Papers by Author: Otwin Breitenstein

Abstract: In this contribution the basic principles of DLIT (dark lock-in thermography) are introduced and typical application examples are shown. These results are compared with that of other solar cell characterization techniques like electroluminescence (EL) and photoluminescence (PL) imaging, which are also very popular in Germany. It will be shown that these techniques are largely complementary to each other. Luminescence techniques are most sensitive for the detection of local recombination centers in the bulk and of series resistance problems of the cells, whereas DLIT is most effective for investigating all problems being connected with the dark current of the cells. A new DLIT technique is introduced which allows a separate imaging of the so-called diffusion current and the recombination current. These two contributions of the dark current are based on different physical mechanisms (recombination in the bulk and in the depletion region, respectively), and their spatial distributions differ significantly. Such investigations are impossible by applying luminescence-based imaging techniques.

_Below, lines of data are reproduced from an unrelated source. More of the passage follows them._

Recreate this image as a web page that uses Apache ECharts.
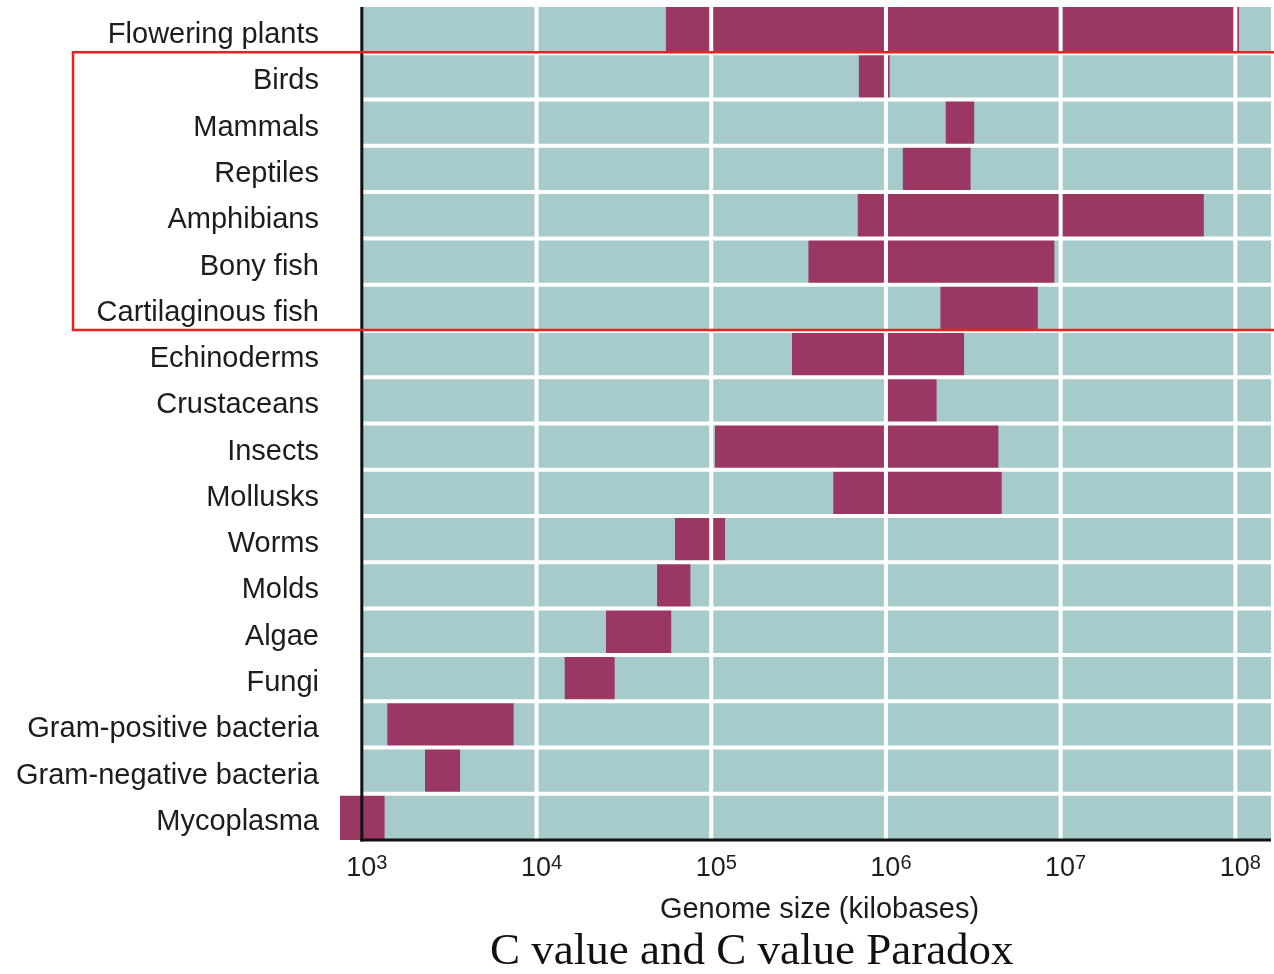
<!DOCTYPE html>
<html>
<head>
<meta charset="utf-8">
<title>C value and C value Paradox</title>
<script src="https://cdn.jsdelivr.net/npm/echarts@6/dist/echarts.min.js"></script>
<style>
  html, body { margin: 0; padding: 0; background: #ffffff; }
  #chart { width: 1274px; height: 974px; }
</style>
</head>
<body>
<div id="chart"></div>
<script>
// Groups of organisms, top to bottom
const categories = [
  'Flowering plants', 'Birds', 'Mammals', 'Reptiles', 'Amphibians', 'Bony fish',
  'Cartilaginous fish', 'Echinoderms', 'Crustaceans', 'Insects', 'Mollusks', 'Worms',
  'Molds', 'Algae', 'Fungi', 'Gram-positive bacteria', 'Gram-negative bacteria', 'Mycoplasma'
];
// Smallest and largest genome size in each group (kilobases)
const sizeLow = [
  5.5e4, 7.0e5, 2.2e6, 1.25e6, 6.9e5, 3.6e5,
  2.05e6, 2.9e5, 1.0e6, 1.05e5, 5.0e5, 6.2e4,
  4.9e4, 2.5e4, 1.45e4, 1.4e3, 2.3e3, 7.5e2
];
const sizeHigh = [
  1.05e8, 1.05e6, 3.2e6, 3.05e6, 6.6e7, 9.2e6,
  7.4e6, 2.8e6, 1.95e6, 4.4e6, 4.6e6, 1.2e5,
  7.6e4, 5.9e4, 2.8e4, 7.4e3, 3.65e3, 1.35e3
];
// Decades marked on the genome size axis
const decadeTicks = [1e3, 1e4, 1e5, 1e6, 1e7, 1e8];
// First and last group enclosed by the vertebrate frame
const framedGroups = ['Birds', 'Cartilaginous fish'];

const FONT = '"Liberation Sans", Arial, Helvetica, sans-serif';
const TEAL = '#a7cbca';
const BAR = '#9a3762';
const INK = '#1c1c1c';

const rangeData = categories.map((c, i) => [i, sizeLow[i], sizeHigh[i]]);

function isDecade(v) {
  const e = Math.log10(v);
  return Math.abs(e - Math.round(e)) < 1e-6;
}

// Row background plus the size range bar for one group
function renderRange(params, api) {
  const cs = params.coordSys;
  const row = api.value(0);
  const base = api.coord([decadeTicks[0], row]);
  const p0 = api.coord([api.value(1), row]);
  const p1 = api.coord([api.value(2), row]);
  const band = api.size([0, 1])[1];
  const top = base[1] - band / 2;
  return {
    type: 'group',
    children: [
      { type: 'rect', shape: { x: base[0], y: top, width: cs.x + cs.width - base[0], height: band },
        style: { fill: TEAL } },
      { type: 'rect', shape: { x: p0[0], y: top, width: p1[0] - p0[0], height: band },
        style: { fill: BAR } }
    ]
  };
}

// Row separators, decade lines, axis lines and the vertebrate frame
function renderOverlay(params, api) {
  const cs = params.coordSys;
  const top = cs.y, bottom = cs.y + cs.height, right = cs.x + cs.width;
  const children = [];
  for (let i = 0; i < categories.length - 1; i++) {
    const y = (api.coord([decadeTicks[0], i])[1] + api.coord([decadeTicks[0], i + 1])[1]) / 2;
    children.push({ type: 'line', shape: { x1: cs.x, y1: y, x2: right, y2: y },
      style: { stroke: '#ffffff', lineWidth: 4 } });
  }
  decadeTicks.slice(1).forEach(function (d) {
    const x = api.coord([d, 0])[0];
    children.push({ type: 'line', shape: { x1: x, y1: top, x2: x, y2: bottom },
      style: { stroke: '#ffffff', lineWidth: 4 } });
  });
  const x0 = api.coord([decadeTicks[0], 0])[0];
  children.push({ type: 'line', shape: { x1: x0, y1: top, x2: x0, y2: bottom + 1.5 },
    style: { stroke: '#111111', lineWidth: 3 } });
  children.push({ type: 'line', shape: { x1: x0 - 1.5, y1: bottom, x2: right, y2: bottom },
    style: { stroke: '#111111', lineWidth: 3 } });

  const a = categories.indexOf(framedGroups[0]);
  const b = categories.indexOf(framedGroups[1]);
  const yA = (api.coord([decadeTicks[0], a - 1])[1] + api.coord([decadeTicks[0], a])[1]) / 2;
  const yB = (api.coord([decadeTicks[0], b])[1] + api.coord([decadeTicks[0], b + 1])[1]) / 2;
  children.push({ type: 'rect', shape: { x: 73, y: yA - 1, width: right + 40 - 73, height: yB - yA },
    style: { fill: 'none', stroke: '#e3241f', lineWidth: 2.5 } });
  return { type: 'group', children: children };
}

const chart = echarts.init(document.getElementById('chart'), null, { renderer: 'canvas' });
chart.setOption({
  backgroundColor: '#ffffff',
  animation: false,
  title: {
    text: 'C value and C value Paradox',
    left: 490,
    top: 930,
    padding: 0,
    textStyle: { fontFamily: '"Liberation Serif", "Times New Roman", serif', fontSize: 45,
      fontWeight: 'normal', color: '#111111' }
  },
  grid: { left: 340, right: 0, top: 7, bottom: 134, containLabel: false },
  xAxis: {
    type: 'log',
    logBase: 10,
    min: 750,
    max: 1.6e8,
    name: 'Genome size (kilobases)',
    nameLocation: 'middle',
    nameGap: 55,
    nameTextStyle: { fontFamily: FONT, fontSize: 29, color: INK, padding: [0, 0, 0, 28] },
    axisLine: { show: false },
    axisTick: { show: false },
    splitLine: { show: false },
    axisLabel: {
      margin: 13,
      showMinLabel: true,
      showMaxLabel: true,
      formatter: function (v) {
        if (!isDecade(v)) return '';
        return '{b|10}{s|' + Math.round(Math.log10(v)) + '}';
      },
      rich: {
        b: { fontFamily: FONT, fontSize: 27, color: INK, padding: [0, 0, 0, 10] },
        s: { fontFamily: FONT, fontSize: 20, color: INK, padding: [0, 0, 12, 0] }
      }
    }
  },
  yAxis: {
    type: 'category',
    data: categories,
    inverse: true,
    axisLine: { show: false },
    axisTick: { show: false },
    splitLine: { show: false },
    axisLabel: { margin: 21, fontFamily: FONT, fontSize: 29, color: INK,
      verticalAlign: 'top', lineHeight: 10 }
  },
  series: [
    {
      type: 'custom',
      name: 'range',
      renderItem: renderRange,
      encode: { x: [1, 2], y: 0 },
      data: rangeData,
      clip: false,
      z: 2
    },
    {
      type: 'custom',
      name: 'overlay',
      renderItem: renderOverlay,
      encode: { y: 0 },
      data: [[0]],
      clip: false,
      silent: true,
      z: 3
    }
  ]
});
</script>
</body>
</html>
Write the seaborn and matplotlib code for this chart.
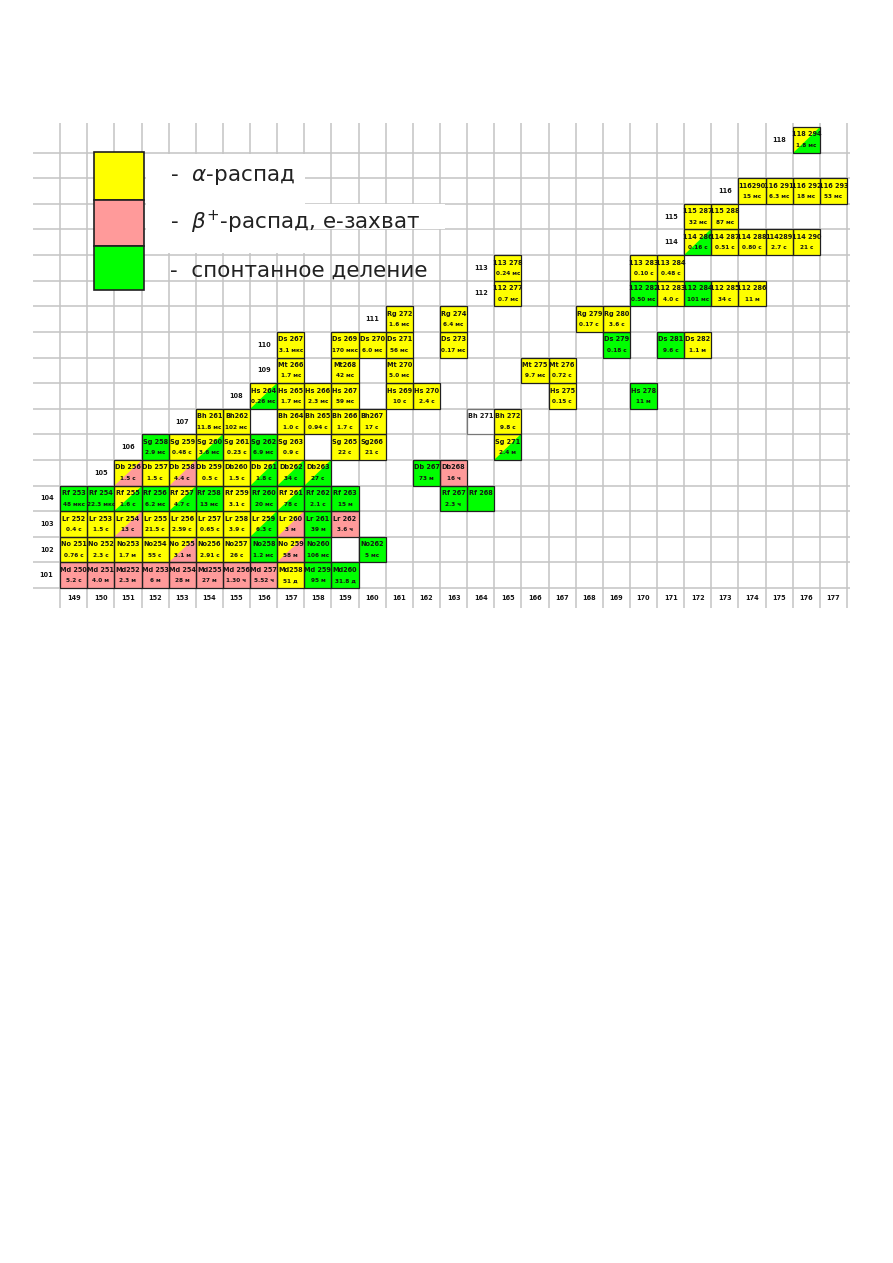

Abstract: This work introduces two different approaches to explain the growth of silicon carbide (SiC) filaments, found in the bulk material and in grain boundaries of solar cells made from multicrystalline (mc) silicon. These filaments are responsible for ohmic shunts. The first model proposes that the SiC filaments grow at the solid-liquid interface of the mc-Si ingot, whereas the second model proposes a growth due to solid state diffusion of carbon atoms in the solid fraction of the ingot during the block-casting process. The melt interface model can explain quantitatively the observed morphologies, diameters and mean distances of SiC filaments. The modeling of the temperature- and time-dependent carbon diffusion to a grain boundary in the cooling ingot shows that solid state diffusion based on literature data is not sufficient to transport the required amount of approximately 3.4  1017 carbon atoms per cm2 to form typical SiC filaments found in grain boundaries of mc-Si for solar cells. However, possible mechanisms are discussed to explain an enhanced diffusion of carbon to the grain boundaries.

Abstract: The current-voltage (I-V) characteristics of most industrial silicon solar cells deviate rather strongly from the exponential behavior expected from textbook knowledge. Thus, the recombination current may be orders of magnitude larger than expected for the given material quality and often shows an ideality factor larger than 2 in a wide bias-range, which cannot be explained by classical theory either. Sometimes, the cells contain ohmic shunts although the cell’s edges have been perfectly insolated. Even in the absence of such shunts, the characteristics are linear or super-linear under reverse bias, while a saturation would be classically expected. Especially in multicrystalline cells the breakdown does not tend to occur at -50 V reverse bias, as expected, but already at about -15 V or even below. These deviations are typically caused by extended defects in the cells. This paper reviews the present knowledge of the origin of such non-ideal I-V characteristics of silicon solar cells and introduces new results on recombination involving coupled defect levels.